Allow LogUnits to hold >1 word

LogUnits have been annotated with the autocorrected words, but until now this was assumed to be a single word without spaces. But spaceless typing can result in spaces in the LogUnit label. With this change, the LogUnit inspects the autocorrected text to determine how many words were inserted, and counts them accurately. This change corrects a privacy problem, which was that if the word sampling algorithm chose a LogUnit that actually contained multiple words, then more than two successive words would be included in the log. Change-Id: I7c01c3dd3ac33d7e96c00836256bae9c14b124ed
author: Kurt Partridge <kep@google.com> 2013-04-15 18:41:59 -0700
committer: Kurt Partridge <kep@google.com> 2013-04-19 08:55:39 -0700
commit: e92b5e145f74808ff778a42dc5ba979aa27343ca (patch)
tree: 629dd787ce4ffd4bbd763edad6d5252b9ca1ab17 /java/src/com/android/inputmethod/research/MainLogBuffer.java
parent: 56f35a10cde1beeea51d99427992d832fa2de2bb (diff)
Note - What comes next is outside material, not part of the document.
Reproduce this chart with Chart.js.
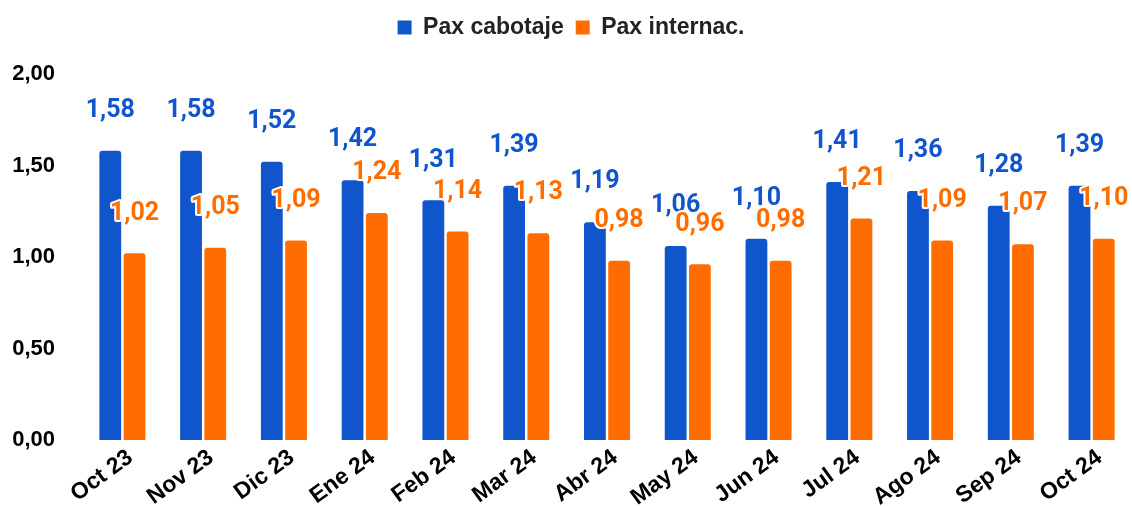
<!DOCTYPE html>
<html>
<head>
<meta charset="utf-8">
<script src="https://cdn.jsdelivr.net/npm/chart.js@4.4.1/dist/chart.umd.min.js"></script>
<style>
html,body{margin:0;padding:0;background:#fff;}
#wrap{width:1132px;height:506px;position:relative;}
</style>
</head>
<body>
<div id="wrap"><canvas id="c"></canvas></div>
<script>
const categories = ["Oct 23","Nov 23","Dic 23","Ene 24","Feb 24","Mar 24","Abr 24","May 24","Jun 24","Jul 24","Ago 24","Sep 24","Oct 24"];
const paxCabotaje = [1.58,1.58,1.52,1.42,1.31,1.39,1.19,1.06,1.10,1.41,1.36,1.28,1.39];
const paxInternac = [1.02,1.05,1.09,1.24,1.14,1.13,0.98,0.96,0.98,1.21,1.09,1.07,1.10];
const seriesNames = ["Pax cabotaje","Pax internac."];
const yTicks = [0,0.5,1,1.5,2];

const BLUE = "#1155CC", ORANGE = "#FF6D01";
const fmt = v => v.toFixed(2).replace(".", ",");

const labelPlugin = {
  id: "valueLabels",
  afterDatasetsDraw(chart) {
    const ctx = chart.ctx;
    ctx.save();
    ctx.font = "bold 25px Roboto";
    ctx.textAlign = "center";
    ctx.textBaseline = "middle";
    ctx.lineJoin = "round";
    chart.data.datasets.forEach((ds, di) => {
      const meta = chart.getDatasetMeta(di);
      meta.data.forEach((bar, i) => {
        const t = fmt(ds.data[i]);
        const x = bar.x, y = bar.y - 40;
        ctx.lineWidth = 4;
        ctx.strokeStyle = "#fff";
        ctx.strokeText(t, x, y);
        ctx.fillStyle = ds.backgroundColor;
        ctx.fillText(t, x, y);
      });
    });
    ctx.restore();
  }
};

const legendSpacer = {
  id: "legendSpacer",
  beforeInit(chart) {
    const orig = chart.legend.fit;
    chart.legend.fit = function() { orig.call(this); this.height += 25; };
  }
};

new Chart(document.getElementById("c"), {
  type: "bar",
  data: {
    labels: categories,
    datasets: [
      { label: seriesNames[0], data: paxCabotaje, backgroundColor: BLUE, borderRadius: {topLeft:3, topRight:3}, borderSkipped: "bottom" },
      { label: seriesNames[1], data: paxInternac, backgroundColor: ORANGE, borderRadius: {topLeft:3, topRight:3}, borderSkipped: "bottom" }
    ]
  },
  options: {
    responsive: true,
    maintainAspectRatio: false,
    animation: false,
    datasets: { bar: { categoryPercentage: 0.6, barPercentage: 0.9 } },
    layout: { padding: { top: 4, left: 10, right: 0, bottom: 0 } },
    plugins: {
      legend: {
        position: "top",
        align: "center",
        labels: {
          boxWidth: 14, boxHeight: 14, padding: 12,
          color: "#222",
          font: { family: "'Liberation Sans', Arial", weight: "bold", size: 23 }
        }
      },
      tooltip: { enabled: false }
    },
    scales: {
      x: {
        grid: { display: false, drawTicks: false },
        border: { display: false },
        afterFit: s => { s.height = 66; },
        ticks: {
          color: "#000",
          minRotation: 36, maxRotation: 36,
          padding: 4,
          labelOffset: 8,
          font: { family: "'Liberation Sans', Arial", weight: "bold", size: 23 }
        }
      },
      y: {
        min: 0, max: 2,
        grid: { display: false, drawTicks: false },
        border: { display: false },
        afterFit: s => { s.width = 72; },
        afterBuildTicks: s => { s.ticks = yTicks.map(v => ({ value: v })); },
        ticks: {
          color: "#000",
          padding: 27,
          callback: v => fmt(v),
          font: { family: "'Liberation Sans', Arial", weight: "bold", size: 22 }
        }
      }
    }
  },
  plugins: [labelPlugin, legendSpacer]
});
</script>
</body>
</html>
download: latinime-e92b5e145f74808ff778a42dc5ba979aa27343ca.tar.gz
latinime-e92b5e145f74808ff778a42dc5ba979aa27343ca.tar.xz
latinime-e92b5e145f74808ff778a42dc5ba979aa27343ca.zip
1 files changed, 23 insertions, 21 deletions
diff --git a/java/src/com/android/inputmethod/research/MainLogBuffer.java b/java/src/com/android/inputmethod/research/MainLogBuffer.java
index cd4c1db6e..42ef5d3b6 100644
--- a/java/src/com/android/inputmethod/research/MainLogBuffer.java
+++ b/java/src/com/android/inputmethod/research/MainLogBuffer.java
@@ -126,10 +126,7 @@ public abstract class MainLogBuffer extends FixedLogBuffer {
             final int length = logUnits.size();
             for (int i = 0; i < length; i++) {
                 final LogUnit logUnit = logUnits.get(i);
-                final String word = logUnit.getWord();
-                if (word != null) {
-                    numWordsInLogUnitList++;
-                }
+                numWordsInLogUnitList += logUnit.getNumWords();
             }
             return numWordsInLogUnitList >= minNGramSize;
         }
@@ -153,29 +150,31 @@ public abstract class MainLogBuffer extends FixedLogBuffer {
         // the complete buffer contents in detail.
         int numWordsInLogUnitList = 0;
         final int length = logUnits.size();
-        for (int i = 0; i < length; i++) {
-            final LogUnit logUnit = logUnits.get(i);
-            if (!logUnit.hasWord()) {
+        for (final LogUnit logUnit : logUnits) {
+            if (!logUnit.hasOneOrMoreWords()) {
                 // Digits outside words are a privacy threat.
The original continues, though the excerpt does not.